Notice: The reproducibility variables underlying each score are classified using an automated LLM-based pipeline, validated against a manually labeled dataset. LLM-based classification introduces uncertainty and potential bias; scores should be interpreted as estimates. Full accuracy metrics and methodology are described in Coakley et alK. L. Coakley, T. Snelleman, H. Hoos, and O. E. Gundersen, "The embrace of open science: An analysis of a decade of AI research and 56 800 conference papers," Under Review, 2026..

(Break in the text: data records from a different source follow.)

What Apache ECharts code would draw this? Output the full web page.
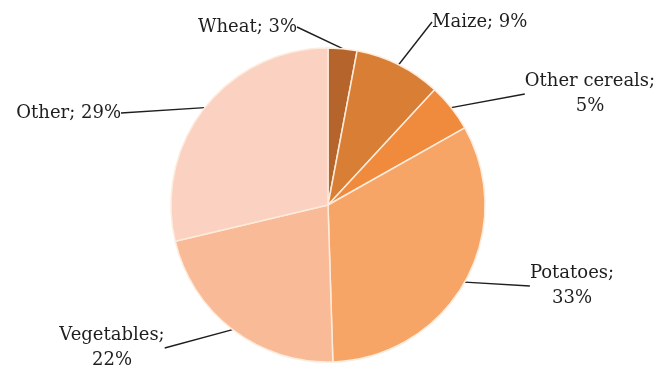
<!DOCTYPE html>
<html>
<head>
<meta charset="utf-8">
<script src="https://cdn.jsdelivr.net/npm/echarts@6/dist/echarts.min.js"></script>
<style>
  html, body { margin: 0; padding: 0; background: #fff; }
  #chart { width: 661px; height: 371px; }
</style>
</head>
<body>
<div id="chart"></div>
<script>
// data
var categories = ['Wheat', 'Maize', 'Other cereals', 'Potatoes', 'Vegetables', 'Other'];
var shares = [3, 9, 5, 33, 22, 29];
var sliceColors = ['#b5652b', '#d97e35', '#f08b3e', '#f7a566', '#f9bb97', '#fbd1c1'];

// where each label sits, and which labels wrap
var labelPos = [
    [297, 27, 'right'],
    [432, 22, 'left'],
    [590, 94, 'center'],
    [572, 286, 'center'],
    [112, 348, 'center'],
    [121, 113, 'right']
];
var wrapped = [false, false, true, true, true, false];

var chart = echarts.init(document.getElementById('chart'));

var pieData = categories.map(function (name, i) {
    return {
        name: name,
        value: shares[i],
        itemStyle: { color: sliceColors[i] },
        label: { formatter: wrapped[i] ? '{b};\n{c}%' : '{b}; {c}%' }
    };
});

chart.setOption({
    animation: false,
    series: [{
        type: 'pie',
        center: [328, 205],
        radius: 157,
        startAngle: 90,
        clockwise: true,
        itemStyle: {
            borderColor: '#fdebdc',
            borderWidth: 1.5
        },
        label: {
            show: true,
            position: 'outside',
            fontFamily: 'DejaVu Serif',
            fontSize: 18,
            color: '#1e1e1e',
            lineHeight: 25,
            align: 'center'
        },
        labelLine: {
            show: true,
            length: 0,
            length2: 0,
            lineStyle: { color: '#1e1e1e', width: 1.4 }
        },
        labelLayout: function (params) {
            var p = labelPos[params.dataIndex];
            return {
                x: p[0],
                y: p[1],
                align: p[2],
                verticalAlign: 'middle'
            };
        },
        data: pieData
    }]
});
</script>
</body>
</html>
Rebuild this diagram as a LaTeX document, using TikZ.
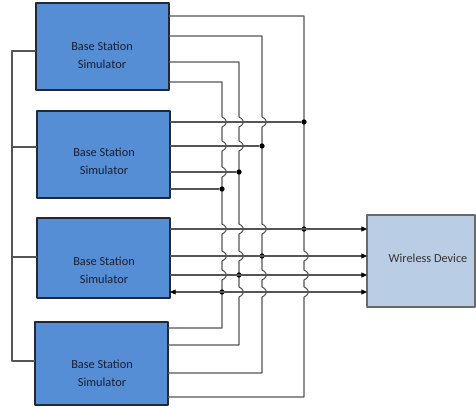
\documentclass[tikz,border=0pt]{standalone}
\usepackage{fontspec}
\setmainfont{Carlito}
\usetikzlibrary{arrows.meta}
\definecolor{bssblue}{RGB}{85,142,213}
\definecolor{bssline}{RGB}{35,40,55}
\definecolor{devblue}{RGB}{185,205,229}
\definecolor{devline}{RGB}{105,105,105}
\definecolor{wiregray}{RGB}{85,85,85}
\definecolor{txtnavy}{RGB}{25,30,50}
\tikzset{
  bss/.style={draw=bssline,fill=bssblue,line width=0.7pt,minimum width=2.66cm,inner sep=0pt,outer sep=0pt},
  dev/.style={draw=devline,fill=devblue,line width=0.7pt,minimum width=2.16cm,minimum height=1.84cm,inner sep=0pt,outer sep=0pt},
  lbl/.style={align=center,font=\fontsize{7}{10.2}\selectfont,text=txtnavy},
  wire/.style={draw=wiregray,line width=0.6pt},
  dot/.style={circle,fill=black,inner sep=0pt,minimum size=3pt},
}

\begin{document}
\begin{tikzpicture}[line join=round,>={Triangle[length=3.2pt,width=2.8pt,color=black]},x=0.02cm,y=-0.02cm]
\useasboundingbox (0,0) rectangle (476,408);
% the four simulators
\node[bss,minimum height=1.74cm] (bs1) at (102.5,46.5) {};
\node[bss,minimum height=1.74cm] (bs2) at (103.5,154.5) {};
\node[bss,minimum height=1.60cm] (bs3) at (103.5,258) {};
\node[bss,minimum height=1.66cm] (bs4) at (101.5,363.5) {};
\node[lbl] (t1) at (102,55) {Base Station\\Simulator};
\node[lbl] (t2) at (104,161) {Base Station\\Simulator};
\node[lbl] (t3) at (104,270) {Base Station\\Simulator};
\node[lbl] (t4) at (102,373) {Base Station\\Simulator};
%
\node[dev] (wd) at (421,261) {};
\node[lbl,text=black!80] (t5) at (428,258) {Wireless Device};
%
% common line on the left
\coordinate (l1) at (12,51);
\coordinate (l2) at (12,147);
\coordinate (l3) at (12,257);
\coordinate (l4) at (12,361);
\draw[wire] (bs1.west |- l1) -- (l1) -- (l4) -- (bs4.west |- l4);
\draw[wire] (l2) -- (bs2.west |- l2);
\draw[wire] (l3) -- (bs3.west |- l3);
%
% vertical lines, hopping over the crossings
\draw[wire] (bs1.east |- 0,82) -- (222,82)
  \foreach \h in {122,146,172,229,256,275} { -- (222,\h-5) .. controls (228,\h-2) and (228,\h+2) .. (222,\h+5) }
  -- (222,328) -- (bs4.east |- 0,328);
\draw[wire] (bs1.east |- 0,62) -- (239,62)
  \foreach \h in {122,146,229,256,292} { -- (239,\h-5) .. controls (245,\h-2) and (245,\h+2) .. (239,\h+5) }
  -- (239,345) -- (bs4.east |- 0,345);
\draw[wire] (bs1.east |- 0,36) -- (262,36)
  \foreach \h in {122,229,275,292} { -- (262,\h-5) .. controls (268,\h-2) and (268,\h+2) .. (262,\h+5) }
  -- (262,373) -- (bs4.east |- 0,373);
\draw[wire] (bs1.east |- 0,16) -- (304,16)
  \foreach \h in {256,275,292} { -- (304,\h-5) .. controls (310,\h-2) and (310,\h+2) .. (304,\h+5) }
  -- (304,397) -- (bs4.east |- 0,397);
%
% junctions
\node[dot] (ja1) at (222,189) {};
\node[dot] (ja2) at (222,292) {};
\node[dot] (jb1) at (239,172) {};
\node[dot] (jb2) at (239,275) {};
\node[dot] (jc1) at (262,146) {};
\node[dot] (jc2) at (262,256) {};
\node[dot] (jd1) at (304,122) {};
\node[dot] (jd2) at (304,229) {};
%
\draw[wire] (bs2.east |- jd1) -- (jd1);
\draw[wire] (bs2.east |- jc1) -- (jc1);
\draw[wire] (bs2.east |- jb1) -- (jb1);
\draw[wire] (bs2.east |- ja1) -- (ja1);
%
\draw[wire,->] (bs3.east |- jd2) -- (wd.west |- jd2);
\draw[wire,->] (bs3.east |- jc2) -- (wd.west |- jc2);
\draw[wire,->] (bs3.east |- jb2) -- (wd.west |- jb2);
\draw[wire,<->] (bs3.east |- ja2) -- (wd.west |- ja2);
\end{tikzpicture}
\end{document}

Improved Representation Steering for Language Models
Authors: Zhengxuan Wu, Qinan Yu, Aryaman Arora, Christopher D Manning, Chris Potts
NeurIPS 2025 | Venue PDF | LLM Run Details
| Reproducibility Variable | Result | LLM Response |
|---|---|---|
| Research Type | Experimental | We train three parameterizations of Re PS and evaluate them on AXBENCH, a large-scale model steering benchmark. On Gemma models with sizes ranging from 2B to 27B, Re PS outperforms all existing steering methods trained with a language modeling objective and substantially narrows the gap with prompting while promoting interpretability and minimizing parameter count. |
| Researcher Affiliation | Academia | Zhengxuan Wu Qinan Yu Aryaman Arora Christopher D. Manning Christopher Potts Stanford University EMAIL EMAIL |
| Pseudocode | No | The paper describes the Re PS training objectives using mathematical formulas in Section 3.3, but it does not include any explicitly labeled pseudocode or algorithm blocks. |
| Open Source Code | No | The paper states in the 'Open access to data and code' checklist: 'Yes, and we also provide our source code and data for reproducing all results. We will release our codebase upon publication.' This indicates future release, not concrete access at the time of publication. |
| Open Datasets | Yes | We adapt CONCEPT500 from AXBENCH to evaluate various methods. CONCEPT500 consists of four subsets, each containing paired training data for 500 concepts curated based on auto-interpreted SAE features from different Gemma-2 models. These concept lists are available at https://www.neuronpedia.org. Additionally, Appendix T lists licenses for 'AXBENCH datasets', 'Alpaca-Eval v1.0 [Li et al., 2023] dataset', 'Dolly-15K [Conover et al., 2023] dataset', 'GSM8K [Cobbe et al., 2021] dataset', and 'Code-Alpaca dataset'. |
| Dataset Splits | Yes | Formally, each subset of the CONCEPT500 dataset consists of n pairs of input instruction and response in natural language, DAXBENCH = {(xi,yc)}n/2 i=1 {(xj,y)}n/2 j=1 where yc and y denote responses with and without the steering concept c, and n = 144. ... In total, we have 72 training pairs for each subset. ... For each concept seen during training, we randomly sample 10 instructions from Alpaca-Eval ... We partition these 10 instructions into two equally-sized sets, selecting the best factor from one set and evaluating it on the holdout set. |
| Hardware Specification | Yes | Our experiments with Gemma-2 models are conducted on nodes equipped with NVIDIA RTX A6000 (49.1 GB), NVIDIA A100-SXM4-80GB (81.9 GB), or NVIDIA H200 (143.8 GB) GPUs. |
| Software Dependencies | No | The paper mentions using the 'Huggingface transformers library' and 'DSPy [Khattab et al., 2024] and MIPRO [Opsahl-Ong et al., 2024]' but does not provide specific version numbers for these software components. |
| Experiment Setup | Yes | To ensure a fair comparison of these training objectives, we perform budget-controlled hyperparameter-tuning experiments for each objective and method pair with a small development set. For each experiment, we perform grid search optimizing for the best combination of intervening layers, batch size, learning rate, epoch number, and dropout rate. ... Table 5 and Table 7 provide detailed hyperparameter search grids and specific settings for batch size, LR, epochs, and dropout rate. |